WHAT THIS TASK INVOLVES:
Quote the records exactly, starting at the first line and stopping after the line with "60, 70, 80];"; skip the pictures.

Plotting code records
(begin)

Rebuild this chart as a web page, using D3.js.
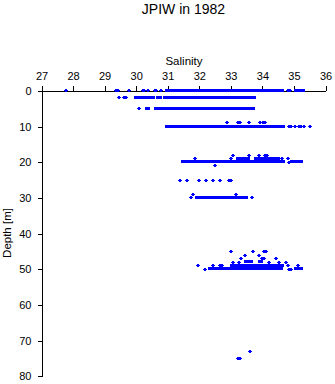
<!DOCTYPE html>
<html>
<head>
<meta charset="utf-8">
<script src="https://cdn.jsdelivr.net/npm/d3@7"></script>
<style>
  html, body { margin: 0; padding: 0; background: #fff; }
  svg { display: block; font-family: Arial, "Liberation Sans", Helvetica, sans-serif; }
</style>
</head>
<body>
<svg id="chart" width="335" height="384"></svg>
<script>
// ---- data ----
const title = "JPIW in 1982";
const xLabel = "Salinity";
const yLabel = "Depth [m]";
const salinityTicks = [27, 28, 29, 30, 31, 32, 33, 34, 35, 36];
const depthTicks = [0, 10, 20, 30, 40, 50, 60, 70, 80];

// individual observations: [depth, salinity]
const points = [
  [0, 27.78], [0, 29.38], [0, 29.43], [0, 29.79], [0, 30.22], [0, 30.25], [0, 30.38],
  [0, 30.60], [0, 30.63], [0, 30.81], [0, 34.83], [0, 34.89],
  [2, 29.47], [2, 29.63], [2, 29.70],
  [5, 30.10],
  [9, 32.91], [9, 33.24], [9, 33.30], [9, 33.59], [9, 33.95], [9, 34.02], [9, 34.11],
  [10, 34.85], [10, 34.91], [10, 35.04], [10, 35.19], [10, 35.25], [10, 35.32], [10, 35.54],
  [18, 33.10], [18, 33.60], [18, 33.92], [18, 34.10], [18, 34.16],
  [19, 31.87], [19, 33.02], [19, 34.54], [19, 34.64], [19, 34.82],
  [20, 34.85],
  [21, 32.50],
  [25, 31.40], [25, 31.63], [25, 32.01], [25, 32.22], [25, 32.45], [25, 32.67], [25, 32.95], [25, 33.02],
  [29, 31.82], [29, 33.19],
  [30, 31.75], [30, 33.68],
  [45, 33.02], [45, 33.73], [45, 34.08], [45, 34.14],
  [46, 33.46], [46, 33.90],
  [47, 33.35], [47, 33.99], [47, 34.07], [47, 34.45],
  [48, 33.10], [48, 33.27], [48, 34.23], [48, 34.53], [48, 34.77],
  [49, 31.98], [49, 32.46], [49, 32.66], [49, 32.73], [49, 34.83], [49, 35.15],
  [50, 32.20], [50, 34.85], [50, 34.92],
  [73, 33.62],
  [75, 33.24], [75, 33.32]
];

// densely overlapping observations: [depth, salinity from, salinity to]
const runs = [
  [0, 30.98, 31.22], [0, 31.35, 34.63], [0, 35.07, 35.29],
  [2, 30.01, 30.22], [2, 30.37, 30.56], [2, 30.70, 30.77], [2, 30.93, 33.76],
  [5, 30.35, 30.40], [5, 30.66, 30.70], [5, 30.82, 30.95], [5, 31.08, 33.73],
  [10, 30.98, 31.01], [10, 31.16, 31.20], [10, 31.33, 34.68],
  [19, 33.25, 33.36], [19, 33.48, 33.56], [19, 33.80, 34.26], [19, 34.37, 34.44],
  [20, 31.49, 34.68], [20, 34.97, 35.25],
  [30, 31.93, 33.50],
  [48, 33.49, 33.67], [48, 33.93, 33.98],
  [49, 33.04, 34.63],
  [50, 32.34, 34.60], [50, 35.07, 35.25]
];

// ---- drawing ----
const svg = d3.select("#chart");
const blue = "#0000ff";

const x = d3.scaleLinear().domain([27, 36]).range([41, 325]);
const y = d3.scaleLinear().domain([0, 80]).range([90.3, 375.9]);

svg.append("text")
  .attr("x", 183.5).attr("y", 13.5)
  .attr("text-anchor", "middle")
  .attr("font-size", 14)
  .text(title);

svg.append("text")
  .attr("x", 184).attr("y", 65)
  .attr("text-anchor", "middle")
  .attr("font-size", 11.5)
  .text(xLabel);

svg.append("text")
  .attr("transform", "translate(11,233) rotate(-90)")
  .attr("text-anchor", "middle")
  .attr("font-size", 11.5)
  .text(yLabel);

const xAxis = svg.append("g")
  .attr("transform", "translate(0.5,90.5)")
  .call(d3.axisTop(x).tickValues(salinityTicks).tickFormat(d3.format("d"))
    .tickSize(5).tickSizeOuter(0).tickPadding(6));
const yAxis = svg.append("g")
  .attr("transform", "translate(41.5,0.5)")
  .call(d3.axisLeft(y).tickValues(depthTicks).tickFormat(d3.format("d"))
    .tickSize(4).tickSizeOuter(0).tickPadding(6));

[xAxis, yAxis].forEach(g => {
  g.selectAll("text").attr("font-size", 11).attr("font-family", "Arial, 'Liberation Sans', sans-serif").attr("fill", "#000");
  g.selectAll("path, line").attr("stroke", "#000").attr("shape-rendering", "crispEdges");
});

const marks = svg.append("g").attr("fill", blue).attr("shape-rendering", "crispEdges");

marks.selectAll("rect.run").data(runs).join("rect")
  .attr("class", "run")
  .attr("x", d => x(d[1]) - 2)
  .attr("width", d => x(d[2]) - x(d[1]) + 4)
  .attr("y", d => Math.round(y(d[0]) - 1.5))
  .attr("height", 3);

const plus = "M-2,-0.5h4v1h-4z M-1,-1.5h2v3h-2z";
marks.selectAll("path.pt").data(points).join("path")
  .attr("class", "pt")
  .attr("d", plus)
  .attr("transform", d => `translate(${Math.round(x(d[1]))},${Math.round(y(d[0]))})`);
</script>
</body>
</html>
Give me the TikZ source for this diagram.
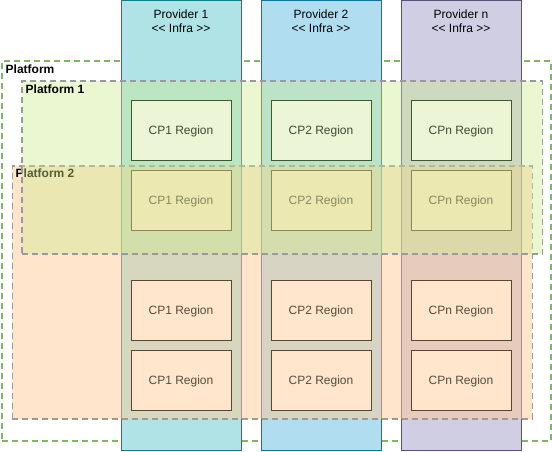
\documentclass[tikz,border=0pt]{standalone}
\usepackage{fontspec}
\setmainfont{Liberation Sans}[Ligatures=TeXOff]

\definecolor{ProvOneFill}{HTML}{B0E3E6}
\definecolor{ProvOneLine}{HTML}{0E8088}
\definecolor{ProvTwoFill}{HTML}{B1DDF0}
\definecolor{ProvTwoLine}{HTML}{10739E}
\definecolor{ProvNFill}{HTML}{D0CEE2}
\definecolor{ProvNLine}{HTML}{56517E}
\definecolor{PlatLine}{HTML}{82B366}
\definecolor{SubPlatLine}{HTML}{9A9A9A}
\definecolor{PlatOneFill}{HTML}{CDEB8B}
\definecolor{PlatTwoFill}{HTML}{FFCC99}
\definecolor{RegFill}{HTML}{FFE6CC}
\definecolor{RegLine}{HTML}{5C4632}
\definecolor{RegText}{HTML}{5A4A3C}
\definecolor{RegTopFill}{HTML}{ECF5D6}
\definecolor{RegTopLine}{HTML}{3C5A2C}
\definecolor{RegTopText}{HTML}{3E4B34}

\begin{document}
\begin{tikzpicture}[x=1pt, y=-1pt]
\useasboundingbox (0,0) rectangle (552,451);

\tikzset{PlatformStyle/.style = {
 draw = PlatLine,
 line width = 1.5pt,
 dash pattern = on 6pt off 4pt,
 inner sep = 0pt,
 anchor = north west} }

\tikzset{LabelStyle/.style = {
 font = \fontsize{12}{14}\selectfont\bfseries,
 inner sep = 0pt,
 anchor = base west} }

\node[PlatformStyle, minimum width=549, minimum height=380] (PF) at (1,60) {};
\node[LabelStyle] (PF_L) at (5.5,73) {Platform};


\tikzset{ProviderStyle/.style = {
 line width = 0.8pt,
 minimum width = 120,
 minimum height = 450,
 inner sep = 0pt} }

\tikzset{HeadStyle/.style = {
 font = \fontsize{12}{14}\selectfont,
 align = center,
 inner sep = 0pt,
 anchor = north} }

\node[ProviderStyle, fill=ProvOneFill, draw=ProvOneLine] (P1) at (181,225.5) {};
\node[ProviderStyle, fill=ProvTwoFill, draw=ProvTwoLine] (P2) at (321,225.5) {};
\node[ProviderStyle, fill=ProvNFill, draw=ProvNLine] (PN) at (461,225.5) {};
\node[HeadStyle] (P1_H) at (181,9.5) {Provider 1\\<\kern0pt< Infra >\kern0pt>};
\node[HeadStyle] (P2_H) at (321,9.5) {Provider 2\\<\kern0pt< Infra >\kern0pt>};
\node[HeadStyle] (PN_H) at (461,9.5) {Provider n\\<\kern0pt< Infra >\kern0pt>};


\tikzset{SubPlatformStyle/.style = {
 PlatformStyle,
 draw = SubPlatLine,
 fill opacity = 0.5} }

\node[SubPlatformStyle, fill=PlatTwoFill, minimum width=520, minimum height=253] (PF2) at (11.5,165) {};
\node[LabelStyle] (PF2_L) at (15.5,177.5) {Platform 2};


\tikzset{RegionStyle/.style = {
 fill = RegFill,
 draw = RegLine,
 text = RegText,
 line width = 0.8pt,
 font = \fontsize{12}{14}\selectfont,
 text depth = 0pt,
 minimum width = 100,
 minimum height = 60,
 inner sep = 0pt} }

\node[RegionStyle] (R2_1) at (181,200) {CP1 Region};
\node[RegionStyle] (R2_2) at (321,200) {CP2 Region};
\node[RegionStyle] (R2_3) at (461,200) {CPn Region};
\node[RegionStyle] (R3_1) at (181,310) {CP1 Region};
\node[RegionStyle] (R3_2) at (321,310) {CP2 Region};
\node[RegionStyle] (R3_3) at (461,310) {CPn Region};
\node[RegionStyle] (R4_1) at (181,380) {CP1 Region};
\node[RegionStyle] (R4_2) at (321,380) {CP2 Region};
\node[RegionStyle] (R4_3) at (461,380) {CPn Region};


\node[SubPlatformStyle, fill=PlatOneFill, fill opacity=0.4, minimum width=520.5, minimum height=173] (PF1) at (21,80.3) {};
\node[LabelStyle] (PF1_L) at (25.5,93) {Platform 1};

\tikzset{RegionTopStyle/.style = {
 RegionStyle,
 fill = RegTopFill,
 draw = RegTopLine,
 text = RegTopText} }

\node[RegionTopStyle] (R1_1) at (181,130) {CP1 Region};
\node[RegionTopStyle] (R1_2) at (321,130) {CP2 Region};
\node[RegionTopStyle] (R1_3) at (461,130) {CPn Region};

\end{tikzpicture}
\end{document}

(end)

EXPECTED ANSWER:
Rebuild this chart as a web page, using D3.js.
<!DOCTYPE html>
<html>
<head>
<meta charset="utf-8">
<script src="https://cdn.jsdelivr.net/npm/d3@7"></script>
<style>
  html, body { margin: 0; padding: 0; background: #fff; }
  svg { display: block; font-family: Arial, "Liberation Sans", Helvetica, sans-serif; }
</style>
</head>
<body>
<svg id="chart" width="335" height="384"></svg>
<script>
// ---- data ----
const title = "JPIW in 1982";
const xLabel = "Salinity";
const yLabel = "Depth [m]";
const salinityTicks = [27, 28, 29, 30, 31, 32, 33, 34, 35, 36];
const depthTicks = [0, 10, 20, 30, 40, 50, 60, 70, 80];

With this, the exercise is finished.